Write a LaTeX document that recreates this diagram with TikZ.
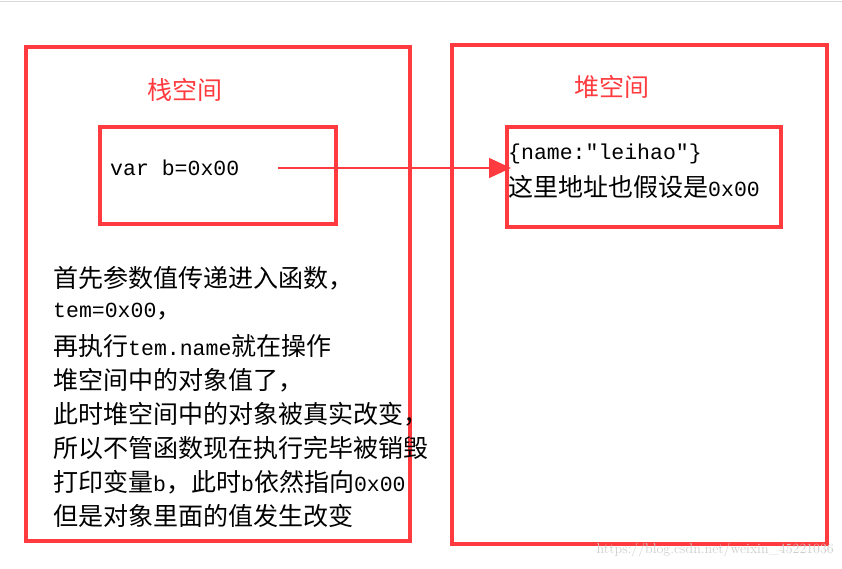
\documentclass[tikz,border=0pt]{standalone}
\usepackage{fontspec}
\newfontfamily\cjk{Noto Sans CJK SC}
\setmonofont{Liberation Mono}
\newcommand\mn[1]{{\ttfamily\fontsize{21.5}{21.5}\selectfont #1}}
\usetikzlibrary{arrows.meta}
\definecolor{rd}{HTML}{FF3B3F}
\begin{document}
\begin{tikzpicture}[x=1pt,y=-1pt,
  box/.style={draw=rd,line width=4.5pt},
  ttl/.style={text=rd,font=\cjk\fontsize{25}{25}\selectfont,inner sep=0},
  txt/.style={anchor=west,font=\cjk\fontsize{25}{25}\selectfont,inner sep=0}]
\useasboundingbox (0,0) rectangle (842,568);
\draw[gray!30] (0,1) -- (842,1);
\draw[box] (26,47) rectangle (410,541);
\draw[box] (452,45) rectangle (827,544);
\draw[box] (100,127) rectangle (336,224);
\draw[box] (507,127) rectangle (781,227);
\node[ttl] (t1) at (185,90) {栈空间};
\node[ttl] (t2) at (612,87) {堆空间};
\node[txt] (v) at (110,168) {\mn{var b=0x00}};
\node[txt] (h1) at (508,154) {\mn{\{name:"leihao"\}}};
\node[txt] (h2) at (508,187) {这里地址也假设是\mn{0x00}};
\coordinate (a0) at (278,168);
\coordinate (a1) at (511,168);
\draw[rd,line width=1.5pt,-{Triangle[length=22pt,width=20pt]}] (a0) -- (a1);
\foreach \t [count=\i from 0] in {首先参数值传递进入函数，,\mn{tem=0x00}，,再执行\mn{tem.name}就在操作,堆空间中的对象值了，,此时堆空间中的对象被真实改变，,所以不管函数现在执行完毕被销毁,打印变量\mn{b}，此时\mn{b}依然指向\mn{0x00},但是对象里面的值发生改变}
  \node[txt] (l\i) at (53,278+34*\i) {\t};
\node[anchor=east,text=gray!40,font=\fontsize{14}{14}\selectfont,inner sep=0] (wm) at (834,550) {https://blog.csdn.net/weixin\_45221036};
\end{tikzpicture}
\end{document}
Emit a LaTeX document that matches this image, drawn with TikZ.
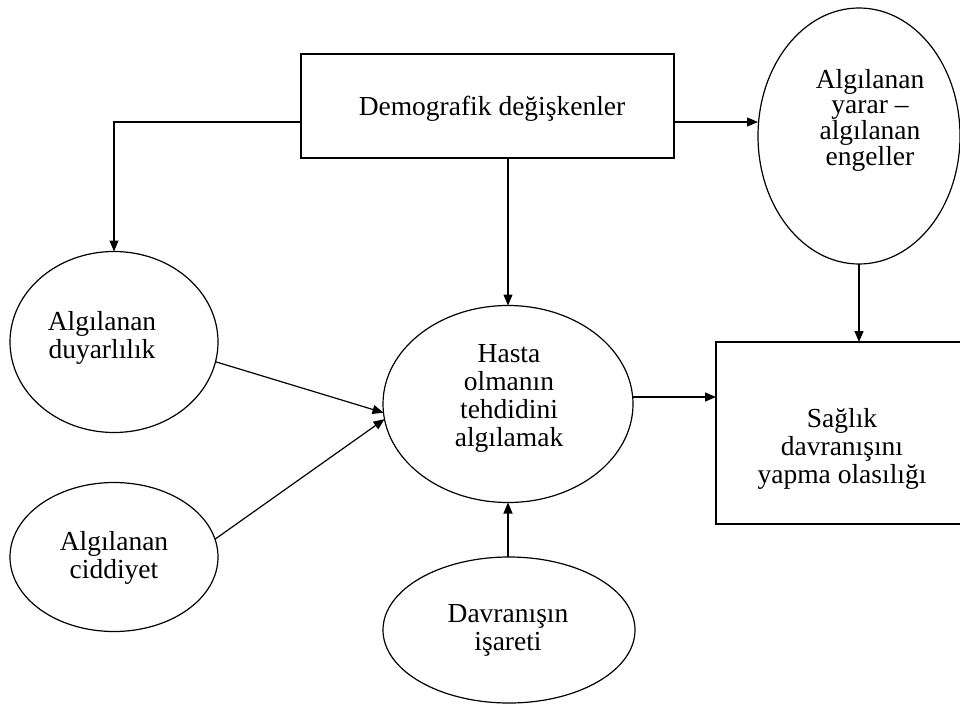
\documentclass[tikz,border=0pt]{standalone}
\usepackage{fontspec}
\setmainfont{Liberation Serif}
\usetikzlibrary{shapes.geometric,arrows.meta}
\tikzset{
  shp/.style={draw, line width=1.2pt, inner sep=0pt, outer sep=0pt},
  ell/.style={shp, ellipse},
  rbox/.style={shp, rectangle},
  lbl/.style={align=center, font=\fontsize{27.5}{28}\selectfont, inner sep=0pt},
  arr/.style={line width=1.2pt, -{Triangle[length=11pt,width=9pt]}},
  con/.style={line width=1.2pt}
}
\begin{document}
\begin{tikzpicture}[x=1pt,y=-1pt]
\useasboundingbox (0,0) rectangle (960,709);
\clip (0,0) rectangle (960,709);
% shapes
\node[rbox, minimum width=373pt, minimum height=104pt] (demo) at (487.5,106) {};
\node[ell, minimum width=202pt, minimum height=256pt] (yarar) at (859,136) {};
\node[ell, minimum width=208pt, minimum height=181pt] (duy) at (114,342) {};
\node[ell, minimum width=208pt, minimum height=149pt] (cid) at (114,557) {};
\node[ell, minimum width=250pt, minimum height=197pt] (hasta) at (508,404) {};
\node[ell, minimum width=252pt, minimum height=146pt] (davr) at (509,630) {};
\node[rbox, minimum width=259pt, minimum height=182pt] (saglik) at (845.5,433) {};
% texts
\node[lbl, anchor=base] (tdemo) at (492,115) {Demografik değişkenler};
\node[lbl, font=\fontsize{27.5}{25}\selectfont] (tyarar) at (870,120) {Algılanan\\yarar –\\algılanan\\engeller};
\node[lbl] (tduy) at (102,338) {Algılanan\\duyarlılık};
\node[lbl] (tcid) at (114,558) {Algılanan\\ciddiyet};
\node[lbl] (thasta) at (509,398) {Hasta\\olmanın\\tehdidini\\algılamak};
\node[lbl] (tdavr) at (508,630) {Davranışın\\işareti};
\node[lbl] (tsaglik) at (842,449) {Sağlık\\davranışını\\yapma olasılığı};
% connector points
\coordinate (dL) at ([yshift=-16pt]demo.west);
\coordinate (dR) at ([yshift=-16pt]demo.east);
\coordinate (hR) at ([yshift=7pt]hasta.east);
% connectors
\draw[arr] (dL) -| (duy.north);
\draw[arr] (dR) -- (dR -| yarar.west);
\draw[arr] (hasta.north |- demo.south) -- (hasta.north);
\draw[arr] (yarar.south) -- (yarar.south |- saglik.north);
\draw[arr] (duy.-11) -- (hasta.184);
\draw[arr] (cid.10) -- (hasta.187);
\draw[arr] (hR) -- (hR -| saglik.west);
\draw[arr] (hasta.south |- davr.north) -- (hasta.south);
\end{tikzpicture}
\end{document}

__Problem__
Every entry above needs to be retyped exactly; drop the pictures.

__Written response__
Write a LaTeX document that recreates this diagram with TikZ.
\documentclass[tikz,border=0pt]{standalone}
\usepackage{fontspec}
\newfontfamily\cjk{Noto Sans CJK SC}
\setmonofont{Liberation Mono}
\newcommand\mn[1]{{\ttfamily\fontsize{21.5}{21.5}\selectfont #1}}
\usetikzlibrary{arrows.meta}
\definecolor{rd}{HTML}{FF3B3F}
\begin{document}
\begin{tikzpicture}[x=1pt,y=-1pt,
  box/.style={draw=rd,line width=4.5pt},
  ttl/.style={text=rd,font=\cjk\fontsize{25}{25}\selectfont,inner sep=0},
  txt/.style={anchor=west,font=\cjk\fontsize{25}{25}\selectfont,inner sep=0}]
\useasboundingbox (0,0) rectangle (842,568);
\draw[gray!30] (0,1) -- (842,1);
\draw[box] (26,47) rectangle (410,541);
\draw[box] (452,45) rectangle (827,544);
\draw[box] (100,127) rectangle (336,224);
\draw[box] (507,127) rectangle (781,227);
\node[ttl] (t1) at (185,90) {栈空间};
\node[ttl] (t2) at (612,87) {堆空间};
\node[txt] (v) at (110,168) {\mn{var b=0x00}};
\node[txt] (h1) at (508,154) {\mn{\{name:"leihao"\}}};
\node[txt] (h2) at (508,187) {这里地址也假设是\mn{0x00}};
\coordinate (a0) at (278,168);
\coordinate (a1) at (511,168);
\draw[rd,line width=1.5pt,-{Triangle[length=22pt,width=20pt]}] (a0) -- (a1);
\foreach \t [count=\i from 0] in {首先参数值传递进入函数，,\mn{tem=0x00}，,再执行\mn{tem.name}就在操作,堆空间中的对象值了，,此时堆空间中的对象被真实改变，,所以不管函数现在执行完毕被销毁,打印变量\mn{b}，此时\mn{b}依然指向\mn{0x00},但是对象里面的值发生改变}
  \node[txt] (l\i) at (53,278+34*\i) {\t};
\node[anchor=east,text=gray!40,font=\fontsize{14}{14}\selectfont,inner sep=0] (wm) at (834,550) {https://blog.csdn.net/weixin\_45221036};
\end{tikzpicture}
\end{document}
Emit a LaTeX document that matches this image, drawn with TikZ.
\documentclass[tikz,border=0pt]{standalone}
\usepackage{fontspec}
\setmainfont{Liberation Serif}
\usetikzlibrary{shapes.geometric,arrows.meta}
\tikzset{
  shp/.style={draw, line width=1.2pt, inner sep=0pt, outer sep=0pt},
  ell/.style={shp, ellipse},
  rbox/.style={shp, rectangle},
  lbl/.style={align=center, font=\fontsize{27.5}{28}\selectfont, inner sep=0pt},
  arr/.style={line width=1.2pt, -{Triangle[length=11pt,width=9pt]}},
  con/.style={line width=1.2pt}
}
\begin{document}
\begin{tikzpicture}[x=1pt,y=-1pt]
\useasboundingbox (0,0) rectangle (960,709);
\clip (0,0) rectangle (960,709);
% shapes
\node[rbox, minimum width=373pt, minimum height=104pt] (demo) at (487.5,106) {};
\node[ell, minimum width=202pt, minimum height=256pt] (yarar) at (859,136) {};
\node[ell, minimum width=208pt, minimum height=181pt] (duy) at (114,342) {};
\node[ell, minimum width=208pt, minimum height=149pt] (cid) at (114,557) {};
\node[ell, minimum width=250pt, minimum height=197pt] (hasta) at (508,404) {};
\node[ell, minimum width=252pt, minimum height=146pt] (davr) at (509,630) {};
\node[rbox, minimum width=259pt, minimum height=182pt] (saglik) at (845.5,433) {};
% texts
\node[lbl, anchor=base] (tdemo) at (492,115) {Demografik değişkenler};
\node[lbl, font=\fontsize{27.5}{25}\selectfont] (tyarar) at (870,120) {Algılanan\\yarar –\\algılanan\\engeller};
\node[lbl] (tduy) at (102,338) {Algılanan\\duyarlılık};
\node[lbl] (tcid) at (114,558) {Algılanan\\ciddiyet};
\node[lbl] (thasta) at (509,398) {Hasta\\olmanın\\tehdidini\\algılamak};
\node[lbl] (tdavr) at (508,630) {Davranışın\\işareti};
\node[lbl] (tsaglik) at (842,449) {Sağlık\\davranışını\\yapma olasılığı};
% connector points
\coordinate (dL) at ([yshift=-16pt]demo.west);
\coordinate (dR) at ([yshift=-16pt]demo.east);
\coordinate (hR) at ([yshift=7pt]hasta.east);
% connectors
\draw[arr] (dL) -| (duy.north);
\draw[arr] (dR) -- (dR -| yarar.west);
\draw[arr] (hasta.north |- demo.south) -- (hasta.north);
\draw[arr] (yarar.south) -- (yarar.south |- saglik.north);
\draw[arr] (duy.-11) -- (hasta.184);
\draw[arr] (cid.10) -- (hasta.187);
\draw[arr] (hR) -- (hR -| saglik.west);
\draw[arr] (hasta.south |- davr.north) -- (hasta.south);
\end{tikzpicture}
\end{document}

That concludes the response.